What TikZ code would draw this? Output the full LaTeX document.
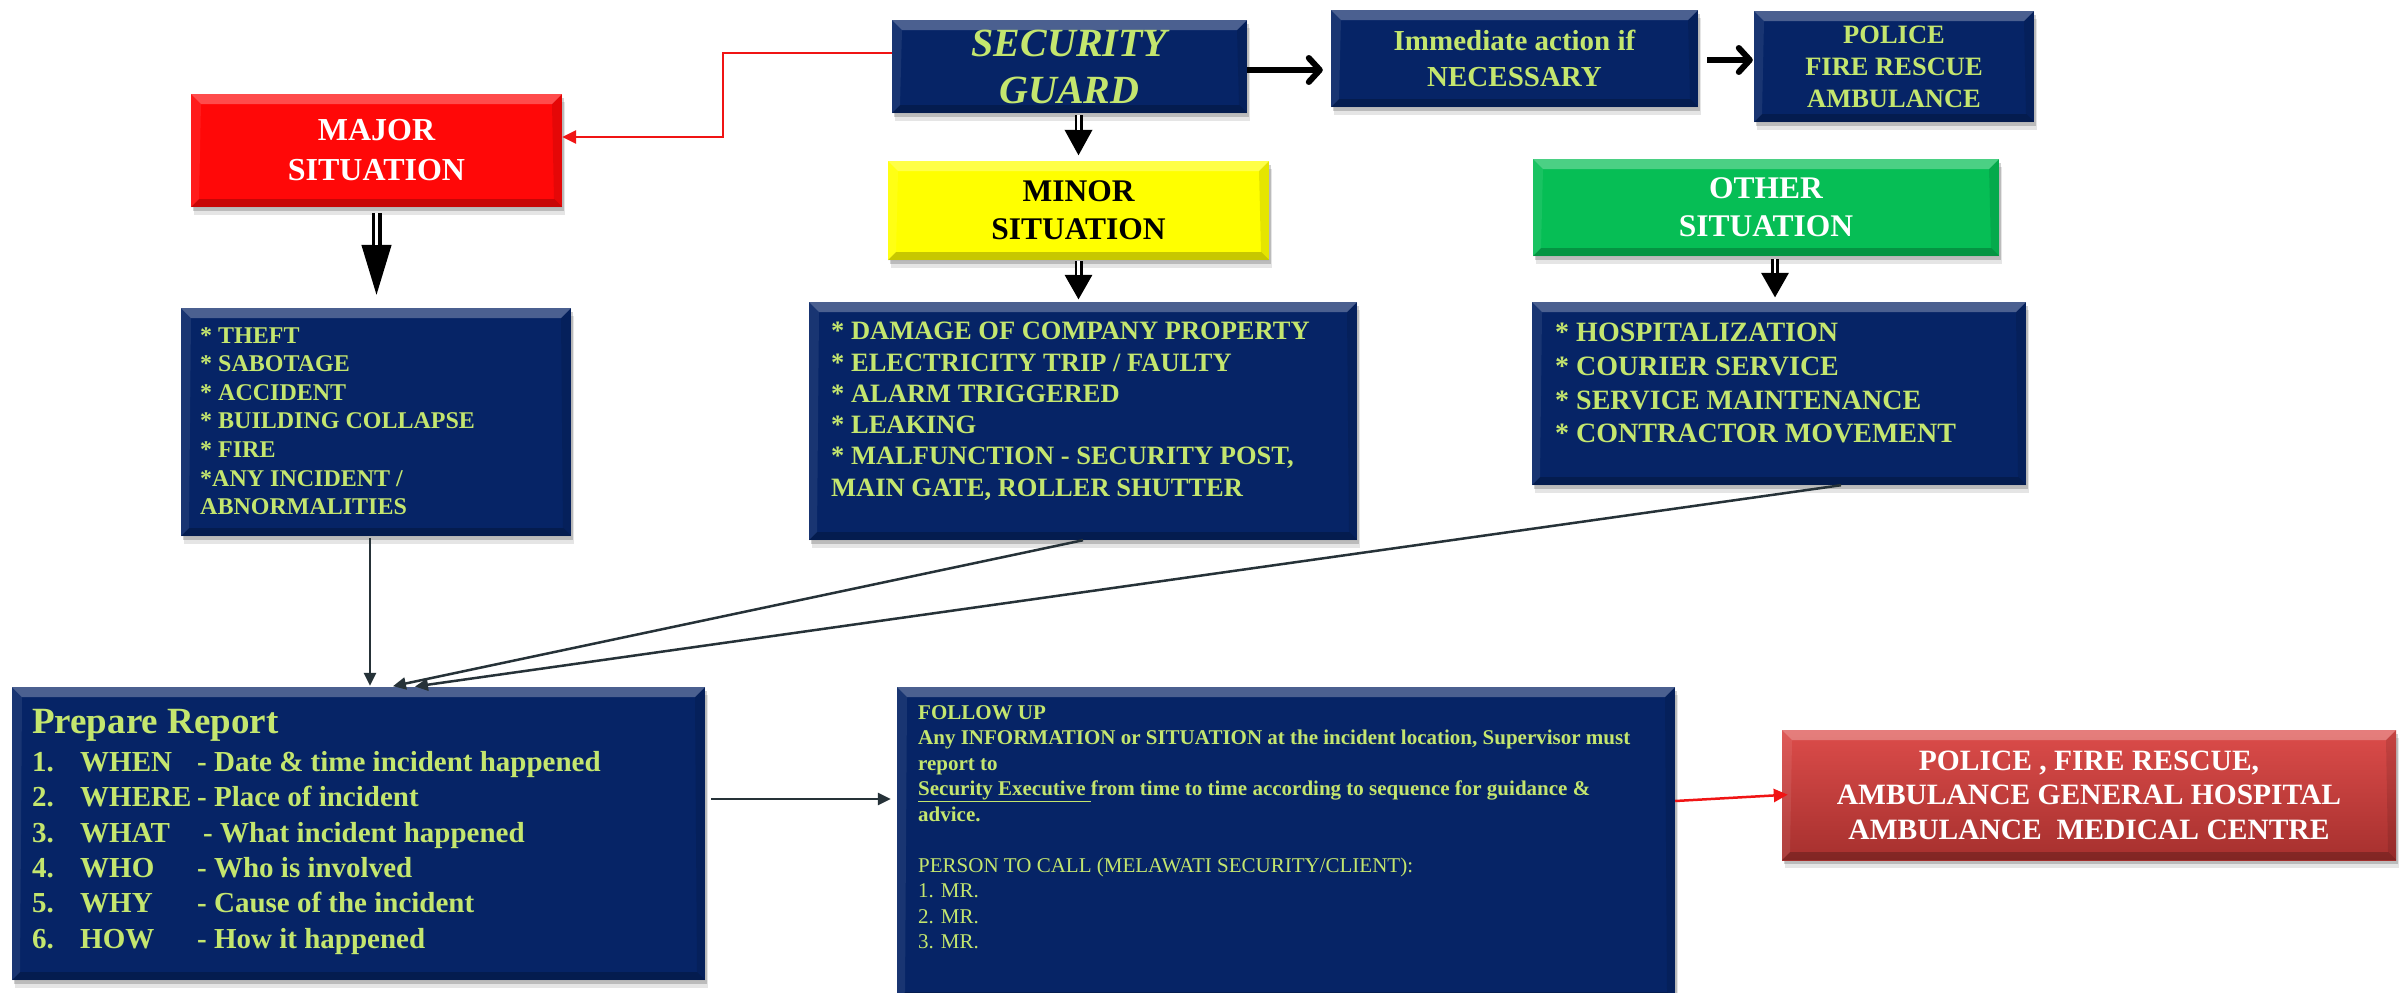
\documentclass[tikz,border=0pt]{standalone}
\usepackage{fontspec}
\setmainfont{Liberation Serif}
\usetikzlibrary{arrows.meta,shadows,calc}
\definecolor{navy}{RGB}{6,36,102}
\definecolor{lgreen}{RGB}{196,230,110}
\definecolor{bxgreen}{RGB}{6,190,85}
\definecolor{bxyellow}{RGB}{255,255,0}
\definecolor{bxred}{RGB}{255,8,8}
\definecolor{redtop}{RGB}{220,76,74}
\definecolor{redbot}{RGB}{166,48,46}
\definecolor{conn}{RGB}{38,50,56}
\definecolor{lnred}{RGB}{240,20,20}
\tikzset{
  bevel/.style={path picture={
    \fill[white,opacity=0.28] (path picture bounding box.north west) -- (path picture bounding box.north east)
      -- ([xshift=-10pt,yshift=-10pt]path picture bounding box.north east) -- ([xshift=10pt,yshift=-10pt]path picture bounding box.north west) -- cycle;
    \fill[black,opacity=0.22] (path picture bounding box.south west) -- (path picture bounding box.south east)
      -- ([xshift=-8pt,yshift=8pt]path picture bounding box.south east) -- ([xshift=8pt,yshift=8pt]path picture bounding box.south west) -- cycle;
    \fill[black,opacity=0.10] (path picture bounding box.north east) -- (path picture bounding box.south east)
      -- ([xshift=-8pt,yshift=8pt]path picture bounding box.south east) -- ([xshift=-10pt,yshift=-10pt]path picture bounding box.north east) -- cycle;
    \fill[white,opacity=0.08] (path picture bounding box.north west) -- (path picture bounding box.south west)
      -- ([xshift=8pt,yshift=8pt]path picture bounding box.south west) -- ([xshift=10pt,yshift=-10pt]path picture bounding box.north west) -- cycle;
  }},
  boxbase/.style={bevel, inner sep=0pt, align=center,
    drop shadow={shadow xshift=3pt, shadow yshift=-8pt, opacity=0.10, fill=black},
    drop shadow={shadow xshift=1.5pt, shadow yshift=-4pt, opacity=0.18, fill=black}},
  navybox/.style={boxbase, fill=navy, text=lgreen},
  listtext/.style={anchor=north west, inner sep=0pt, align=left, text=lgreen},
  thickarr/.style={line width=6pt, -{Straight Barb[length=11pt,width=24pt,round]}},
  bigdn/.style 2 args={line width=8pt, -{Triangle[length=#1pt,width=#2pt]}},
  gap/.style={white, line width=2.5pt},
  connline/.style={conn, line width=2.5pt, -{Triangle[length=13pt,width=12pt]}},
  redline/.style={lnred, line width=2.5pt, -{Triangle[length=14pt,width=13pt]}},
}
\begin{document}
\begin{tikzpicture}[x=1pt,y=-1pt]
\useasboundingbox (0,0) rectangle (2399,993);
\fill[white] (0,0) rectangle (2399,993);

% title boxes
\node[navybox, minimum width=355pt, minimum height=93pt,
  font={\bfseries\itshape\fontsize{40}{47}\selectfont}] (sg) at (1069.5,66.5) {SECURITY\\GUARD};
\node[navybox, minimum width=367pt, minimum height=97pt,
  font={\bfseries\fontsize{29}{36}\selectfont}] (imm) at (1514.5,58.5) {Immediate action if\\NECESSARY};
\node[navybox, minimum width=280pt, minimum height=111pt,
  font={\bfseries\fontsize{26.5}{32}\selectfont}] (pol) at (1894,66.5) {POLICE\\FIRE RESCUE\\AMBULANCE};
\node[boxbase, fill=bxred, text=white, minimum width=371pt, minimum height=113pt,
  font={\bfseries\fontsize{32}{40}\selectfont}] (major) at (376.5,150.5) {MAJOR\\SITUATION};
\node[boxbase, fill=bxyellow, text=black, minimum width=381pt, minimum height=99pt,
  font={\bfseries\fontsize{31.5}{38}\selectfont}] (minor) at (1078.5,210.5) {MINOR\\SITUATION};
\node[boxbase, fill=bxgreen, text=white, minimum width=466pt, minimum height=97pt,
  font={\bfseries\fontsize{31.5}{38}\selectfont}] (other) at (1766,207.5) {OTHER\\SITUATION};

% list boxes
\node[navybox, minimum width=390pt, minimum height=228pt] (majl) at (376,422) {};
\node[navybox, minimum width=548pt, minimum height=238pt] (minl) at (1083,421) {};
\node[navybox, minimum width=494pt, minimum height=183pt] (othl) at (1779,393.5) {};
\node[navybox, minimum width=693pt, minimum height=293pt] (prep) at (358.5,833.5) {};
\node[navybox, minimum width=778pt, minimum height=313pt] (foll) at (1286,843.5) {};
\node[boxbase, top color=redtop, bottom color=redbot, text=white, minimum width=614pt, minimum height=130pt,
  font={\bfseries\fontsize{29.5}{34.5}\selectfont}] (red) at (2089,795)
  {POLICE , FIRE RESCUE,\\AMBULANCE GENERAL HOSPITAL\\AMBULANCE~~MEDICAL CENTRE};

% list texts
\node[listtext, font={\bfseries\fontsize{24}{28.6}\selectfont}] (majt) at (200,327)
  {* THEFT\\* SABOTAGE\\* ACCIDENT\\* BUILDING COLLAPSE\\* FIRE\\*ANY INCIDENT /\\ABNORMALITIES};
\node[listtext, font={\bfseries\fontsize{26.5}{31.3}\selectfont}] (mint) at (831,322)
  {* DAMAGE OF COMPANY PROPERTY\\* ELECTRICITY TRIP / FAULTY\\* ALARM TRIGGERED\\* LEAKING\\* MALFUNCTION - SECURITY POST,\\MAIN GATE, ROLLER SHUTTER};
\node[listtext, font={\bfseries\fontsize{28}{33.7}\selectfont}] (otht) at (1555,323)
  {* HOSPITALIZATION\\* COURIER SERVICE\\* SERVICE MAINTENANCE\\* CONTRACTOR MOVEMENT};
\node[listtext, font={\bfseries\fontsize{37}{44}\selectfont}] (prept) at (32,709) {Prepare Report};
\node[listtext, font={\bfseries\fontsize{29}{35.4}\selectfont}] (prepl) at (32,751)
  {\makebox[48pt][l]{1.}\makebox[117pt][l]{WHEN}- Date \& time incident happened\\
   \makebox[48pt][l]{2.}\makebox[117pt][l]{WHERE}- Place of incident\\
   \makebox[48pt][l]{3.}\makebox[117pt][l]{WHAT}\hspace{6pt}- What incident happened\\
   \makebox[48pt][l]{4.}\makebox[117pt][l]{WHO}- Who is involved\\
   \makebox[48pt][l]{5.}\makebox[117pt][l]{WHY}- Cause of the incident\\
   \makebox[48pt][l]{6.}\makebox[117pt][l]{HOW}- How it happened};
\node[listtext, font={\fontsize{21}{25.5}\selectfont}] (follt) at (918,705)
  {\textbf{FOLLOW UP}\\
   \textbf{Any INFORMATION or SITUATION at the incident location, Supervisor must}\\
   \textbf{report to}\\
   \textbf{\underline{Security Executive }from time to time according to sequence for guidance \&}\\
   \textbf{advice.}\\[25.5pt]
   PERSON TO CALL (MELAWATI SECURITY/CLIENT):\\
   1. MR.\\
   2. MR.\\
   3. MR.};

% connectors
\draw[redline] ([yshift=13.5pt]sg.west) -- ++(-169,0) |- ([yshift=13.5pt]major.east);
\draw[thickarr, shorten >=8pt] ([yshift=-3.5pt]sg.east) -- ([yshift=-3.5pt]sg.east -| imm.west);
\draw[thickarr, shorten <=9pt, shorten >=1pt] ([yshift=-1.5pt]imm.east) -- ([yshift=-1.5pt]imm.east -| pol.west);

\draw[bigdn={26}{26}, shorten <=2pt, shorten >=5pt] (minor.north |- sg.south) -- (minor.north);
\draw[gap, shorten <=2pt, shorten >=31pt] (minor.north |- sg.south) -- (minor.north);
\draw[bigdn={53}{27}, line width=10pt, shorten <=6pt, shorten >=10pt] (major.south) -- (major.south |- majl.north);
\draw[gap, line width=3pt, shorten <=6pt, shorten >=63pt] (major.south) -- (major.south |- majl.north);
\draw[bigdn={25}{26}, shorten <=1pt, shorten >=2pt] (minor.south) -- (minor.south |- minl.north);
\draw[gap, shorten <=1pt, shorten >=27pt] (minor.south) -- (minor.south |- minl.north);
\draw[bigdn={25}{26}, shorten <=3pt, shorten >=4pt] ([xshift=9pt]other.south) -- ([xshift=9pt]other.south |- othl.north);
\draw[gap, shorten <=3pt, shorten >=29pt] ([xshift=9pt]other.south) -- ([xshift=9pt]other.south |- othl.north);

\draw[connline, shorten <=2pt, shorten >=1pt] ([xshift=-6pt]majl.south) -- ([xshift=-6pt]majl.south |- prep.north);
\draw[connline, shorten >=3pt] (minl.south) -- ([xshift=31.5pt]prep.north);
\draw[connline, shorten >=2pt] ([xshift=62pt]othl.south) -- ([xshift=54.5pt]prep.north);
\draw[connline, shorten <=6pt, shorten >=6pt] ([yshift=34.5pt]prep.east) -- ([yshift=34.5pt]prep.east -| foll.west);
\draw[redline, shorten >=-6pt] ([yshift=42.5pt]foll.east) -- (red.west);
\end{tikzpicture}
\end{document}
○ ○ ○ ○ ○
Required work
How many lines of the listing above include the word "What"? State the number and nothing else.

Correct result
2